The early stage of my life in the foster system was definitely a struggle for me. I honestly didn’t feel as though I truly belonged anywhere. For starters, my lifestyle changed extremely abruptly. I went from having everything I wanted material wise at my fingertips, but lacked love and nurture to merging with families who may not have had all the material things I was used to but somehow found it within their hearts to open their homes to someone else’s child so selflessly. At fourteen I was arrested for assault (even though it was in self-defense), I had developed a severe addiction to prescription medicine that I used recreationally, and I would often get into trouble for running away and doing my own thing. By the time I turned fifteen I found myself dangerously emerged in alcohol, cocaine, risky sexual situations and an abundance of self-harm. I was thrown into sex work for about a year by somebody extremely close to me under the guise it would solve their drug debt problems, and the same person had injected me with heroin with zero regard for my life. I lost a part of myself somewhere in the mix and felt very disconnected from almost everybody. I didn’t know who I was, what people expected of me, or what I expected in others. I didn’t want to live, I didn’t feel as though I mattered and my soul was broken.
Currently I am twenty years old and I work hard at maintaining a healthy and active lifestyle. I am not perfect, I’m not magically cured, I still find myself dealing with struggles almost daily stemming from my childhood. I still suffer from horrendous nightmares and flashbacks that are at times physically crippling. I struggle with sleep and have anxiety problems that overwhelm me often. As I have grown older I know that my past does not define me, even when it feels as though I can’t escape it at times. Within the past three years I have really spent a lot of time reflecting in many areas of my life. I have completely eliminated alcohol, cocaine and risky sex from my life. I take pride in the fact that I have had such a strong, positive role in my nephew’s life and I am confident he will never have to wonder what unconditional love is all about.

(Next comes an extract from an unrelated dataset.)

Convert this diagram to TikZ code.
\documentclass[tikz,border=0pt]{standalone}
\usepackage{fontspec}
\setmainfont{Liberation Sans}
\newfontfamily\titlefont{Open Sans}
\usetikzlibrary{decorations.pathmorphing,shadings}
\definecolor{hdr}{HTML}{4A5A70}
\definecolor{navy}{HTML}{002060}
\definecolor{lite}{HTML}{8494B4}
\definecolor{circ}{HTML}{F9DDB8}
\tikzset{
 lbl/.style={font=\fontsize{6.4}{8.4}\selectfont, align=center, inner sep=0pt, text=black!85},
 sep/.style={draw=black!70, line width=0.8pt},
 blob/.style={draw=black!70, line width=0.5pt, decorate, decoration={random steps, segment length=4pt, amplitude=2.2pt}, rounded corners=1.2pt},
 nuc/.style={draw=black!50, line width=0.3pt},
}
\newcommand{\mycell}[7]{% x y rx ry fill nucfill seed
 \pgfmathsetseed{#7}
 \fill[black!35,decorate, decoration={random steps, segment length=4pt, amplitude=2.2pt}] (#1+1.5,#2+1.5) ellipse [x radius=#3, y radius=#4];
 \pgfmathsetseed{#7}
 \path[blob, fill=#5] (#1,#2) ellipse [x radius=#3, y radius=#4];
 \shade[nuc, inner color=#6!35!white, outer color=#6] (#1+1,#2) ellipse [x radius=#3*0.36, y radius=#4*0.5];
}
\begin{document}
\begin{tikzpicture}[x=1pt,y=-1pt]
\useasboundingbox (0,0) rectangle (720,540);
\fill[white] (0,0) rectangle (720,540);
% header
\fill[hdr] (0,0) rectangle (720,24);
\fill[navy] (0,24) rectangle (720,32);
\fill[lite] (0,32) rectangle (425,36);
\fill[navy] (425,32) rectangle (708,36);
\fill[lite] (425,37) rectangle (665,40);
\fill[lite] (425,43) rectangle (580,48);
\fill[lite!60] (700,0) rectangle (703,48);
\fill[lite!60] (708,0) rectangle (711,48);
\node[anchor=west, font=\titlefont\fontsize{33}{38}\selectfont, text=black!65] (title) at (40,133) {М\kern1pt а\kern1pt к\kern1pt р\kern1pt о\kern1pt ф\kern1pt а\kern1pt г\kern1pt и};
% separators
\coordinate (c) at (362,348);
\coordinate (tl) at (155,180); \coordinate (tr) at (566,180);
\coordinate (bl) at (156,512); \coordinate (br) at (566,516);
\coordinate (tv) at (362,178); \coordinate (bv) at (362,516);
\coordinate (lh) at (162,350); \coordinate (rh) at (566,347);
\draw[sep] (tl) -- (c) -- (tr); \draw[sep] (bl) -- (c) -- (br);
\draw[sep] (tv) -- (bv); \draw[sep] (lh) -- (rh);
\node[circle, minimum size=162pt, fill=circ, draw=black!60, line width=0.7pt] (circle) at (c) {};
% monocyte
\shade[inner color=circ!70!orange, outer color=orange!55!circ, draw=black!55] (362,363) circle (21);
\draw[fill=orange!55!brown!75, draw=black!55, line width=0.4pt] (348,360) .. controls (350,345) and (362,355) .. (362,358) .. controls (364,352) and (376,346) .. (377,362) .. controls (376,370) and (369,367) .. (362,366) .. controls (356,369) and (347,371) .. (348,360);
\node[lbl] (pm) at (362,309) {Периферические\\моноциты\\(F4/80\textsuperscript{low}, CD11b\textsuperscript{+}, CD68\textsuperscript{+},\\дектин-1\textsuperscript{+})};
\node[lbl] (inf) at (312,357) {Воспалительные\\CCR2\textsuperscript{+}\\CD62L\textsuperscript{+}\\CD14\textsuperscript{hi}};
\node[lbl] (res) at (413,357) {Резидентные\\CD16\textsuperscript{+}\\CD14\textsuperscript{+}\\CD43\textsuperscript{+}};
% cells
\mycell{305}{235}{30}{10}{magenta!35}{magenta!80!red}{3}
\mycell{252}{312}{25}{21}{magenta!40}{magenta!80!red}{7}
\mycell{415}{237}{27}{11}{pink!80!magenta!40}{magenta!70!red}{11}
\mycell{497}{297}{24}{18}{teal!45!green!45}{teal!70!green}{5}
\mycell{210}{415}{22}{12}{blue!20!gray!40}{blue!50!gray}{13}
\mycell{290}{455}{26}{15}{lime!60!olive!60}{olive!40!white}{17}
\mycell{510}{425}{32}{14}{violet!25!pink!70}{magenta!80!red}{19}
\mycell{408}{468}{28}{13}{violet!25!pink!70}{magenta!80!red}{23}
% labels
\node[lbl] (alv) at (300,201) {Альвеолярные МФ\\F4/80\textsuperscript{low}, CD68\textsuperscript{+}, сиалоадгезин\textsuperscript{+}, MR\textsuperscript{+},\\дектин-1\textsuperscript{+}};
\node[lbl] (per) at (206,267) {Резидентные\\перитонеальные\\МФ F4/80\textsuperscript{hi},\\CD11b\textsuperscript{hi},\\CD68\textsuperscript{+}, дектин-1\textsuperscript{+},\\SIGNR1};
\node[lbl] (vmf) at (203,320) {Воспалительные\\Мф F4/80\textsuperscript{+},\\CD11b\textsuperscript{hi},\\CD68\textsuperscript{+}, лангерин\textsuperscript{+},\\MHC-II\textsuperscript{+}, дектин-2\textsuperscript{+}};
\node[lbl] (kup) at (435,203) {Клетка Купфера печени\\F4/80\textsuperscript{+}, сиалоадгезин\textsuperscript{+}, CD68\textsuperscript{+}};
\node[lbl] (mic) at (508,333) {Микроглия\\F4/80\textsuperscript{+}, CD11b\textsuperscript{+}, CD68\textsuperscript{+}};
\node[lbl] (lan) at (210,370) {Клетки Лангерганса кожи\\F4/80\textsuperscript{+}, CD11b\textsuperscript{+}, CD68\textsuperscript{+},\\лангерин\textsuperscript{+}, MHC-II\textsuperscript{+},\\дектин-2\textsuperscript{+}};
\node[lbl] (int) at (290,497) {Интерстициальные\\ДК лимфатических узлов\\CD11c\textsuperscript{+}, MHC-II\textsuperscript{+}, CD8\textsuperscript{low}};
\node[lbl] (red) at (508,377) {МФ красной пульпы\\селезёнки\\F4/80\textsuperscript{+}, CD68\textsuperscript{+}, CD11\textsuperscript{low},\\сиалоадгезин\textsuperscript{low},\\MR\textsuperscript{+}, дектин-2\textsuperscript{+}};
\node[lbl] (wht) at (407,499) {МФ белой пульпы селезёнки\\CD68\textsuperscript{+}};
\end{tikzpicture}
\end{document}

I have built lasting relationships with people whom I know I can turn to, whom I trust and will support me no matter what life throws my way. I have allowed myself to open up emotionally with those I choose to hold dear to me and to experience love in a way I was never offered.
Life is tricky, and circumstances change, but if each day you can find a little bit of encouragement inside of yourself, you are really allowing yourself a special gift. People adapt and grow every day, experiences mold and help shape a person as they carry through time. My experiences have taught me many lessons, some hard and some just so blatantly obvious. All I can do is choose to be the best person I know how to be. What you do matters…who you are matters. There is someone who is looking up to you whether you realize it or not. Set the intention to grow daily and put your best foot forward to become the best version of you! Everyone deserves that in themselves. Whether you tell yourself you can or you can’t….remember that you’re right.